Вот что пишет Казаков одному из своих адресатов в 1958 году, после первой встречи с Голявкиным: "Я шел по каменным плитам и думал о тебе, о городе, который до сих пор еще выбрасывает на рынок сознания больных гениев. Один из этих гениев - некий Голявкин..."
А вот другое письмо, написанное, когда в 1969 году у Голявкина вышла наконец "взрослая" книга "Привет вам, птицы":
"Дорогой Витя! Гран мерси тебе за книжку. Я давно как-то написал, что мужество писателя - это терпение. И вот теперь я радуюсь, что многолетнее терпение твое вознаграждено, - рассказы, которые я узнал чуть ли не пятнадцать лет назад, теперь почти все вышли. Потерпи же еще (как сказал поэт, отдохнешь и ты!) - потерпи, и появятся на свет и "Лейтенант", и "Пуговица", и проч.

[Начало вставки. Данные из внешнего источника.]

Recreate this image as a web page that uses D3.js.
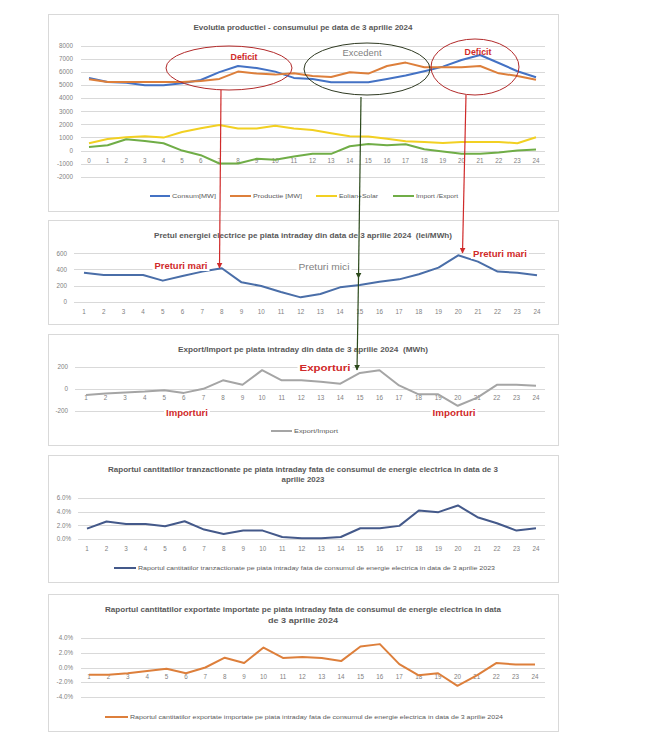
<!DOCTYPE html>
<html><head><meta charset="utf-8">
<script src="https://cdn.jsdelivr.net/npm/d3@7"></script>
<style>
html,body{margin:0;padding:0;background:#fff;}
svg{display:block;font-family:"Liberation Sans","DejaVu Sans",sans-serif;}
text{white-space:pre;}
</style></head>
<body><svg id="c" width="652" height="750"></svg>
<script>
// ---------- DATA ----------
const hours0 = [0,1,2,3,4,5,6,7,8,9,10,11,12,13,14,15,16,17,18,19,20,21,22,23,24];
const hours1 = [1,2,3,4,5,6,7,8,9,10,11,12,13,14,15,16,17,18,19,20,21,22,23,24];
const consum = [5560,5250,5180,5000,5000,5150,5400,6000,6470,6320,6040,5560,5470,5230,5230,5230,5480,5740,6070,6420,6930,7310,6700,6070,5610];
const productie = [5460,5250,5250,5250,5250,5250,5330,5480,6040,5890,5810,5910,5710,5630,5990,5890,6470,6730,6370,6370,6370,6470,5910,5710,5410];
const eolianSolar = [560,890,1015,1090,990,1420,1700,1950,1680,1680,1900,1680,1570,1320,1090,1070,910,710,660,580,660,660,660,560,1015];
const importExport = [280,410,860,740,560,0,-355,-990,-990,-630,-710,-460,-250,-250,330,510,410,480,100,-75,-250,-250,-150,0,75];
const pret = [360,331,331,331,261,319,373,414,240,195,120,54,95,178,207,248,277,340,422,575,497,373,360,327];
const exportImport = [-56,-43,-34,-25,-12,-37,0,78,37,171,78,78,65,47,146,171,31,-50,-50,-155,-81,37,37,28];
const raportTranz = [1.52,2.56,2.21,2.21,1.87,2.60,1.38,0.74,1.23,1.23,0.29,0.10,0.10,0.29,1.57,1.57,1.92,4.18,3.93,4.91,3.19,2.31,1.23,1.57];
const raportExpImp = [-0.97,-0.97,-0.78,-0.46,-0.18,-0.78,0,1.33,0.60,2.71,1.29,1.43,1.29,0.87,2.85,3.17,0.46,-1.06,-0.78,-2.48,-1.06,0.60,0.41,0.41];
const ticks1 = [-2000,-1000,0,1000,2000,3000,4000,5000,6000,7000,8000];
const ticks2 = [0,200,400,600];
const ticks3 = [-200,0,200];
const ticks4 = [0,2,4,6];
const ticks5 = [-4,-2,0,2,4];
const titles = [
 ["Evolutia productiei - consumului pe data de 3 aprilie 2024"],
 ["Pretul energiei electrice pe piata intraday din data de 3 aprilie 2024  (lei/MWh)"],
 ["Export/Import pe piata intraday din data de 3 aprilie 2024  (MWh)"],
 ["Raportul cantitatilor tranzactionate pe piata intraday fata de consumul de energie electrica in data de 3","aprilie 2023"],
 ["Raportul cantitatilor exportate importate pe piata intraday fata de consumul de energie electrica in data","de 3 aprilie 2024"]
];
const legend1 = ["Consum[MW]","Productie [MW]","Eolian+Solar","Import /Export"];
const legend3 = ["Export/Import"];
const legend4 = ["Raportul cantitatilor tranzactionate pe piata intraday fata de consumul de energie electrica in data de 3 aprilie 2023"];
const legend5 = ["Raportul cantitatilor exportate importate pe piata intraday fata de consumul de energie electrica in data de 3 aprilie 2024"];

// ---------- DRAWING ----------
const svg = d3.select("#c");
const gridC = "#d9d9d9", tickC = "#7f7f7f", titleC = "#595959";
const defs = svg.append("defs");
function marker(id, col){
  defs.append("marker").attr("id",id).attr("viewBox","0 0 10 10").attr("refX",9).attr("refY",5)
    .attr("markerWidth",5).attr("markerHeight",5).attr("orient","auto")
    .append("path").attr("d","M0,0L10,5L0,10Z").attr("fill",col);
}
marker("arR","#d02a2a"); marker("arG","#2c4a1c");

const panels = [[48,14,558,211],[48,220,558,324],[48,334,558,445],[48,455,558,582],[48,594,558,731]];
panels.forEach(p=>svg.append("rect").attr("x",p[0]+0.5).attr("y",p[1]+0.5).attr("width",p[2]-p[0]).attr("height",p[3]-p[1])
  .attr("fill","#fff").attr("stroke",gridC).attr("stroke-width",1));

function txt(g,x,y,s,o){
  const t = g.append("text").attr("x",x).attr("y",y).attr("dy","0.35em").text(s)
    .attr("font-size",o.size||7).attr("fill",o.fill||tickC).attr("text-anchor",o.anchor||"middle")
    .attr("font-weight",o.bold?"bold":"normal");
  if(o.len){t.attr("textLength",o.len).attr("lengthAdjust","spacingAndGlyphs");}
  return t;
}

function chart(cfg){
  const g = svg.append("g");
  const x = d3.scaleLinear().domain(cfg.xd).range(cfg.xr);
  const y = d3.scaleLinear().domain(cfg.yd).range(cfg.yr);
  g.selectAll("line.grid").data(cfg.yticks).join("line")
    .attr("x1",cfg.gx[0]).attr("x2",cfg.gx[1]).attr("y1",d=>Math.round(y(d))+0.5).attr("y2",d=>Math.round(y(d))+0.5)
    .attr("stroke",gridC).attr("stroke-width",1);
  cfg.yticks.forEach(d=>txt(g,cfg.ylx,y(d),cfg.yfmt(d),{anchor:"end",size:6.3}));
  cfg.cats.forEach(c=>txt(g,x(c),cfg.xly,String(c),{size:6.3}));
  cfg.title.forEach((t,i)=>txt(g,cfg.tx,cfg.ty[i],t,{bold:true,fill:titleC,size:8,len:cfg.tlen[i]}));
  cfg.series.forEach(s=>{
    g.append("path").datum(s.values).attr("fill","none").attr("stroke",s.color).attr("stroke-width",2)
      .attr("stroke-linejoin","round")
      .attr("d",d3.line().x((d,i)=>x(cfg.cats[i])).y(d=>y(d)));
  });
  (cfg.legend||[]).forEach((l,i)=>{
    g.append("line").attr("x1",l.x).attr("x2",l.x+l.w).attr("y1",cfg.ly).attr("y2",cfg.ly)
      .attr("stroke",cfg.series[i].color).attr("stroke-width",2);
    txt(g,l.x+l.w+2,cfg.ly,l.text,{anchor:"start",size:6,fill:"#595959",len:l.len});
  });
  return {g,x,y};
}

const cBlue="#4472c4", cOrange="#dd7f3b", cYellow="#f2d022", cGreen="#70ad47";

chart({xd:[0,24],xr:[89,536],yd:[-2000,8000],yr:[176.7,46],gx:[81,545],yticks:ticks1,ylx:73,
  yfmt:d=>String(d),cats:hours0,xly:161,title:titles[0],tx:303,ty:[27],tlen:[219],
  series:[{values:consum,color:cBlue},{values:productie,color:cOrange},{values:eolianSolar,color:cYellow},{values:importExport,color:cGreen}],
  ly:196,legend:[{x:150,w:20,text:legend1[0],len:44},{x:230,w:21,text:legend1[1],len:49},{x:316,w:21,text:legend1[2],len:39},{x:393,w:21,text:legend1[3],len:42}]});

chart({xd:[1,24],xr:[84,537],yd:[0,600],yr:[301.7,253.3],gx:[74,545],yticks:ticks2,ylx:67,
  yfmt:d=>String(d),cats:hours1,xly:312,title:titles[1],tx:303,ty:[235],tlen:[298],
  series:[{values:pret,color:"#4a6ea8"}]});

chart({xd:[1,24],xr:[86,536],yd:[-200,200],yr:[410.7,367],gx:[75,545],yticks:ticks3,ylx:68,
  yfmt:d=>String(d),cats:hours1,xly:398,title:titles[2],tx:303,ty:[349],tlen:[250],
  series:[{values:exportImport,color:"#a5a5a5"}],
  ly:431,legend:[{x:271,w:21,text:legend3[0],len:44}]});

chart({xd:[1,24],xr:[87,536],yd:[0,6],yr:[539,498],gx:[78,545],yticks:ticks4,ylx:71,
  yfmt:d=>d.toFixed(1)+"%",cats:hours1,xly:549,title:titles[3],tx:303,ty:[469,479],tlen:[390,43],
  series:[{values:raportTranz,color:"#44598a"}],
  ly:568,legend:[{x:114,w:22,text:legend4[0],len:357}]});

chart({xd:[1,24],xr:[89,535],yd:[-4,4],yr:[697,638],gx:[81,545],yticks:ticks5,ylx:73,
  yfmt:d=>d.toFixed(1)+"%",cats:hours1,xly:677,title:titles[4],tx:303,ty:[609,620],tlen:[396,70],
  series:[{values:raportExpImp,color:cOrange}],
  ly:717,legend:[{x:105,w:23,text:legend5[0],len:373}]});

// ---------- ANNOTATIONS ----------
const ann = svg.append("g");
function label(x,y,s,col,bold,size,len,bg){
  if(bg){ann.append("rect").attr("x",x-len/2-2).attr("y",y-5).attr("width",len+4).attr("height",10).attr("fill","#fff");}
  txt(ann,x,y,s,{fill:col,bold:bold,size:size,len:len});
}
const red="#d02a2a";
ann.append("ellipse").attr("cx",229).attr("cy",68).attr("rx",63).attr("ry",22).attr("fill","none").attr("stroke","#b22a2a").attr("stroke-width",1);
ann.append("ellipse").attr("cx",367).attr("cy",69).attr("rx",63).attr("ry",26).attr("fill","none").attr("stroke","#2f3a22").attr("stroke-width",1);
ann.append("ellipse").attr("cx",475).attr("cy",67).attr("rx",44).attr("ry",28).attr("fill","none").attr("stroke","#b22a2a").attr("stroke-width",1);
label(244,57,"Deficit",red,true,9.5,27,false);
label(362,53,"Excedent","#7f7f7f",false,9.5,39,false);
label(478,52,"Deficit",red,true,9.5,27,false);
label(181,266,"Preturi mari",red,true,8.5,53,true);
label(500,254,"Preturi mari",red,true,8.5,54,true);
label(324,267,"Preturi mici","#7f7f7f",false,8.5,51,true);
label(325,368,"Exporturi",red,true,8.5,51,true);
label(187,413,"Importuri",red,true,8.5,42,true);
label(454,413,"Importuri",red,true,8.5,43,true);
ann.append("line").attr("x1",221).attr("y1",90).attr("x2",219.5).attr("y2",268).attr("stroke",red).attr("stroke-width",1.2).attr("marker-end","url(#arR)");
ann.append("line").attr("x1",466).attr("y1",95).attr("x2",462.5).attr("y2",253).attr("stroke",red).attr("stroke-width",1.2).attr("marker-end","url(#arR)");
ann.append("line").attr("x1",361).attr("y1",97).attr("x2",358.5).attr("y2",278).attr("stroke","#2c4a1c").attr("stroke-width",1.2).attr("marker-end","url(#arG)");
ann.append("line").attr("x1",358.5).attr("y1",278).attr("x2",357).attr("y2",370).attr("stroke","#2c4a1c").attr("stroke-width",1.2).attr("marker-end","url(#arG)");
</script></body></html>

Вот был случай. Приехал ко мне в Москву один поклонник. Взяли мы и пошли. А была зима. Мороз страшный. Багровое солнце светило на нас. И взяли мы с ним в ларьке подогретого пива. Но мороз был такой, что пена леденела и царапала нос. И снега под ногами пели. И все было прекрасно...

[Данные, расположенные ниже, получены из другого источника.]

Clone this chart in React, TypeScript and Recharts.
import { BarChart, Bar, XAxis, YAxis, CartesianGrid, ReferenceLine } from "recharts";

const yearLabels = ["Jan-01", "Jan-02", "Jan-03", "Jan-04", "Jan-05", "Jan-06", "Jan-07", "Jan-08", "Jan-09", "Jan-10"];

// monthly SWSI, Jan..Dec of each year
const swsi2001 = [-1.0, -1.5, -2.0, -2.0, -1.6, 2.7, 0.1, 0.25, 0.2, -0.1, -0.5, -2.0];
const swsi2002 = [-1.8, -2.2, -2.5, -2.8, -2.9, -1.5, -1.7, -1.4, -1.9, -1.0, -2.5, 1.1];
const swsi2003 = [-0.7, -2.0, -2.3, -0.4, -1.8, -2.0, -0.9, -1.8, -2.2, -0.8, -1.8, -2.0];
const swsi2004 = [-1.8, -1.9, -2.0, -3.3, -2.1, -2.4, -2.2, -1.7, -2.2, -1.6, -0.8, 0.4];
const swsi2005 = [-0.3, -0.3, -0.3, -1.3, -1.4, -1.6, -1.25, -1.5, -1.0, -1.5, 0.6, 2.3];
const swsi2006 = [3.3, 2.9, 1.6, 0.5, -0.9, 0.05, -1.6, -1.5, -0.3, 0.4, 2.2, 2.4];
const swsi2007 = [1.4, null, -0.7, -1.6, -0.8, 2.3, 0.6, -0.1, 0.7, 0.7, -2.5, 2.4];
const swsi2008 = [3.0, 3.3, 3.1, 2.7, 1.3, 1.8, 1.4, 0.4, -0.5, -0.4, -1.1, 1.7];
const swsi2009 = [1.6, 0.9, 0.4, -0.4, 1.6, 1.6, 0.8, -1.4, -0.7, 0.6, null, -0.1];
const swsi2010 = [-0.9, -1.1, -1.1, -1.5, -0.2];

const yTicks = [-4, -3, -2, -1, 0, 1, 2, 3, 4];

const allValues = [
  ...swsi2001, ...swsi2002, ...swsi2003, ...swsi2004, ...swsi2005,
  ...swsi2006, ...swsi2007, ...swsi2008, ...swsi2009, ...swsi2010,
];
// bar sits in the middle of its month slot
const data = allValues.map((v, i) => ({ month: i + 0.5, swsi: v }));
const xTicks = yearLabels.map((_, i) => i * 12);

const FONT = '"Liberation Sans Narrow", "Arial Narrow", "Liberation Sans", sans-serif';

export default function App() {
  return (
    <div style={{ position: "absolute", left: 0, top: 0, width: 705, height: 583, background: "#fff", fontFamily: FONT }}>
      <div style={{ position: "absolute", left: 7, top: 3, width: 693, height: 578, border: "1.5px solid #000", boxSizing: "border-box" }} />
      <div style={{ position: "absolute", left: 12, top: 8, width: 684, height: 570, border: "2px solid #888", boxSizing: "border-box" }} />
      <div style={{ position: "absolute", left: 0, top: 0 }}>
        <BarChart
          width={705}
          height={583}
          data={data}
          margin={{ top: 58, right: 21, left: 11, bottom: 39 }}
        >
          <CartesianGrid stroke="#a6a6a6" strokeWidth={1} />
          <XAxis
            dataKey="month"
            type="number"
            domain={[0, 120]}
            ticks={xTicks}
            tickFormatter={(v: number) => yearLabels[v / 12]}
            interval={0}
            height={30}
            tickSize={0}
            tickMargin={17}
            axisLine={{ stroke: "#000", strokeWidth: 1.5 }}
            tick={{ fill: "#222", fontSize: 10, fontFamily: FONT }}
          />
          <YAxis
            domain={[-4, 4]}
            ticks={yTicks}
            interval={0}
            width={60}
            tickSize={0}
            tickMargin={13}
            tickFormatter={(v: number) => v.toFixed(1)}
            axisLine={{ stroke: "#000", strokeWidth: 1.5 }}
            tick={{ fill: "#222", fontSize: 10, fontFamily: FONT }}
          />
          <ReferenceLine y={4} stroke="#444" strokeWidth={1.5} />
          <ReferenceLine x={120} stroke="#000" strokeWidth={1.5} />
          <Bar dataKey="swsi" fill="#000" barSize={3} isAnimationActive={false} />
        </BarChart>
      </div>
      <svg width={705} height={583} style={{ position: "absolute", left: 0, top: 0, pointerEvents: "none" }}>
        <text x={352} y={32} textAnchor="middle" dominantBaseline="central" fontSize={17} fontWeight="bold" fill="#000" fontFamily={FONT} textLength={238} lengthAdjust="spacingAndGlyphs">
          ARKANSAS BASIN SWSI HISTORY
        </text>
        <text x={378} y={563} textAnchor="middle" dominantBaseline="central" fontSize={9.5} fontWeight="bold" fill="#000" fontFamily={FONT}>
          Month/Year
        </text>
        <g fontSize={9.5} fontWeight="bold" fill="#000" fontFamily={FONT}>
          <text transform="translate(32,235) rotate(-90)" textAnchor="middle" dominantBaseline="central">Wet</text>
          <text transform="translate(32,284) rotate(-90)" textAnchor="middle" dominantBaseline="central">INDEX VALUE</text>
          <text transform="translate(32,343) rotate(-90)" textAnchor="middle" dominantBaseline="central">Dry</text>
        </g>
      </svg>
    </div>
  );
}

А вот божественная фраза "Мороз и пиво..." - тебе пришла в голову. За что тебе честь и хвала. Надо же придумать!
У меня весна. Скворцы шебуршат прошлогодней листвой, носят всякие веточки и листики в свои скворешни - я их приколотил четыре штуки. Дрозды орут, как зарезанные. Вальдшнепы тянут вечерами на трех гектарах моего парка, жаль, охота запрещена, и я на них только смотрю со смутным сердцем и слушаю ихнее хорканье. Белки прыгают по веткам. Ждем появления сморчков. Зацветает орешник. Теплые батареи под окнами. Прохладные стекла. В лесу пар по утрам. Впереди - рыбалка, божественный жор плотвы на Плещеевом озере. Пасху я встречал в Троице-Сергиевой лавре. Плотву я посолю и завялю, и потом с пивком, ах! У меня есть лог-долина, и там цветет черемуха и поют соловьи, тебе не завидно, старче? Ну что бы тебе еще написать?

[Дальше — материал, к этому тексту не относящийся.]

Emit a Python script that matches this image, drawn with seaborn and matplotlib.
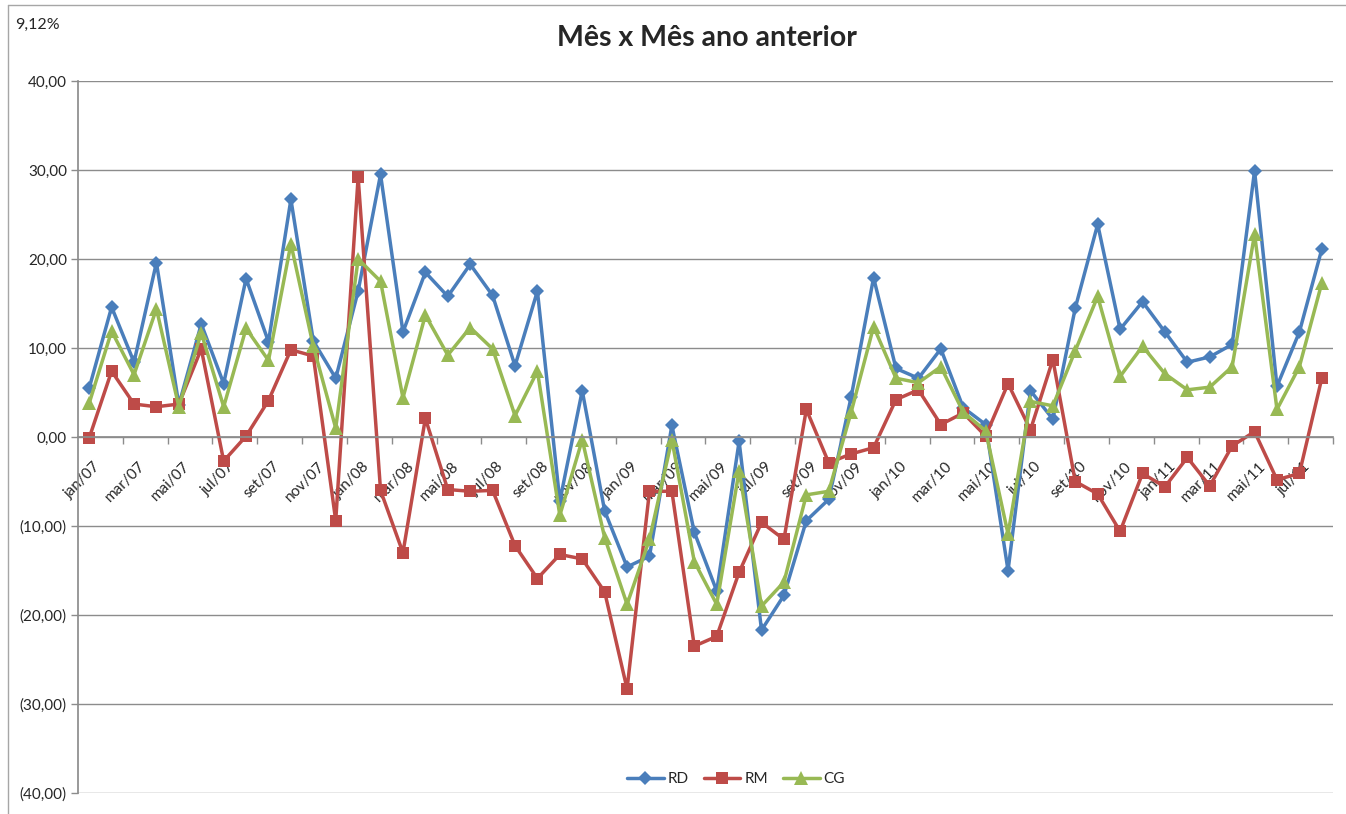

Слышал я, будто Коринец тебя прогнал из своего дома. Так по крайней мере он говорил Г. Семенову. Если это так - что сказать о Коринце? Нечего. Аминь.
Сказать тебе, чем я занимаюсь? Шляюсь по окрестным полям и думаю, как бы получше написать как я был в Грассе на вилле И. А. Бунина, захватить попутно Ниццу, Монако, дом Марка Шагала, Марсель, Арль с цыганками и корридой. И устрицы, которые я ел с князьями. И старого солдата белой гвардии, моющего по вечерам рюмки в кафе в Сан-Рафаэле.
Вот и все.
Еще раз в последних строках моего письма поздравляю тебя с книжкой. И тираж хороший. И с портретом. Зря только ты на обложке смеешься. Тебе надо быть мрачным. Так снимайся впредь для печати - мрачным или по крайней мере задумчивым, печальным, всепонимающим, скорбящим.
Будь здоров, обнимаю и все такое.
Ю. Казаков".
12
А вот рассказать о Юрии Коринце я могу.
Когда Голявкин окончил Академию художеств, по распределению ему предстояло ехать в город Орджоникидзе (Владикавказ) в качестве художника-сценографа в театр. Но в ленинградском Детгизе у него к тому времени вышли в свет две книжки с его собственными иллюстрациями и был договор на следующую. Таким образом он сам нашел себе работу вполне по профилю. Однако жить в Ленинграде было негде, академическое общежитие пришла пора освободить. Случайно ему удалось снять комнату в Лисьем Носе, и началось паломничество к Голявкину старых и новых знакомых из Ленинграда, из Москвы.
Однажды приехал Юрий Коринец. С Голявкиным они подружились во время учебы в художественном училище в Ташкенте. У него была непростая биография. Он неохотно рассказывал о том, как в детстве очутился в Гянже, хотя родился в Москве. Как угадывалось, родители его были фанатичными коммунистами. Отец в тридцатые годы находился на дипломатической работе, потом был репрессирован. А Гянжа стала местом Юриной ссылки. Он пробыл там всю войну.
Голявкин, как только поселился в Лисьем Носе, вскопал на одичавшем уже земельном участке две грядки и посадил огурцы. Самое интересное - они выросли.
И вот мы с Юрой сидим на ступеньках крылечка на солнышке, а Голявкин ходит мимо нас и поливает свои огурцы. Угощает нас спелыми пупырчатыми плодами и снова громыхает серебристыми оцинкованными ведрами, достает воду из колодца, что прямо напротив крыльца.